I guess we will just have to disagree about that.

My example (admittedly an extreme): if a politician were to say “vote for me - if you vote for my opponent, I’m really afraid my supporters will turn into zombies and eat your brains”, to my mind the politic is ‘threatening’ the voting public, even though s/he meets both your conditions. :wink:

The reason: in spite of the fact that the politician is not threatening such brain-eating him or herself, or even saying s/he will encourage others to eat brains, s/he is saying that a dire consequence will occur if s/he’s not elected; that the dire consequence will arise because of her own support base; and the dire consequence is, in fact, not true - it is something s/he simply invented to scare people.

I’m contending that I don’t know if Angle was urging her listeners to shoot Reid, and if one of them did I would not have been surprised.

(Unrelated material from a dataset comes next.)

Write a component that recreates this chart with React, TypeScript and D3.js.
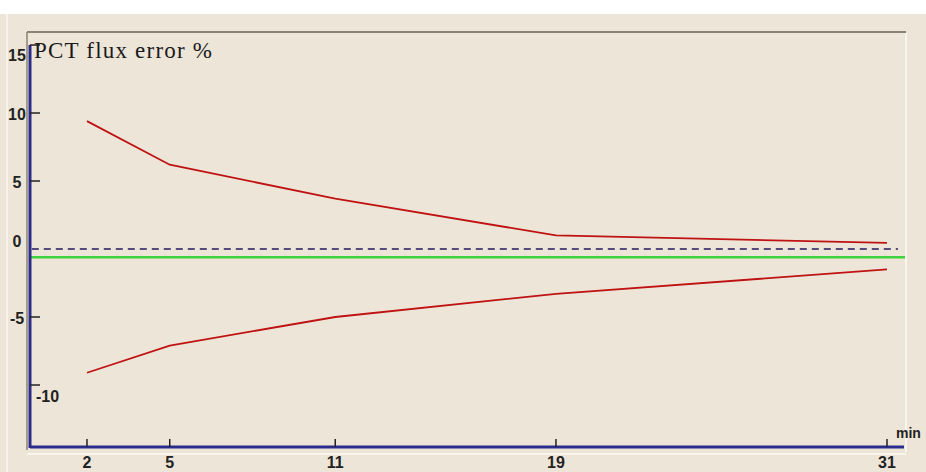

Mah heavy metal’s playin’ and Ah’m a firin’ mah lazors!!! :smiley:

Yeah, guess we’ll have to agree to disagree. But it’s not over a political point nor anything to do with the thread really. It cleanly has to do with the appropriate use of the word “threatening”. Thanks for the explanation, though.

So “our founding fathers put that amendment in there for a good reason” is not enough to conclude she’s advocating shooting her political opponent?

How about “I’ll tell you the first thing we need to do is take Harry Reid out”?

How about this Manders guy? “If we needed it at any time in history, it might be now”. Granted, and as I’m sure our loveable right-wing lawyer would point out, technically in this case Angle doesn’t actually explicitly agree with Manders’ statement, though it sure sounds like the conversation is in the spirit of agreement.

Here’s a link with audio clips. (warning: Rachel Maddow).

I mean really, there’s no ambiguity here. I hardly know what more evidence anyone could want that Angle felt that violent revolt with guns was on the table and even desired (if she loses the election of course, which she did).

I DON’T believe she personally ever intended to be one of the shooters. I DO believe she was putting it out there to her base with more than a small wink.

The “Second Amendment solution” is probably not a metaphor, but metonymy. The concepts of the Second Amendment and gun violence aren’t similar, but in my interpretation, they are continguous. This is not a trivial distinction; the linguistic and cognitive difference is profound even if the line between them can be blurry. I definitely don’t think this is one of those cases. If you interpret the passage as metonymic, then the meaning becomes quite clear.

I don’t know what to think of Sharon Angel. OTOH, it’s hard to believe that she really wants people to take up arms against the government in this day and age and for what are common, everyday political disagreements. OTOH, we are left with her actual words, which basically says that she does. Political pandering certainly is one likely explanation, but I can’t think of any lower form of such pandering. She should be hounded out of the public sphere.

Isn’t she the one who also talked about bartering chickens for health care?

It’s hard to know whether she should be laughed out of the public discourse or booed out.

Why not, that’s where Bush lead us in Iraq.
If the party bigwigs do it, why not the small fry?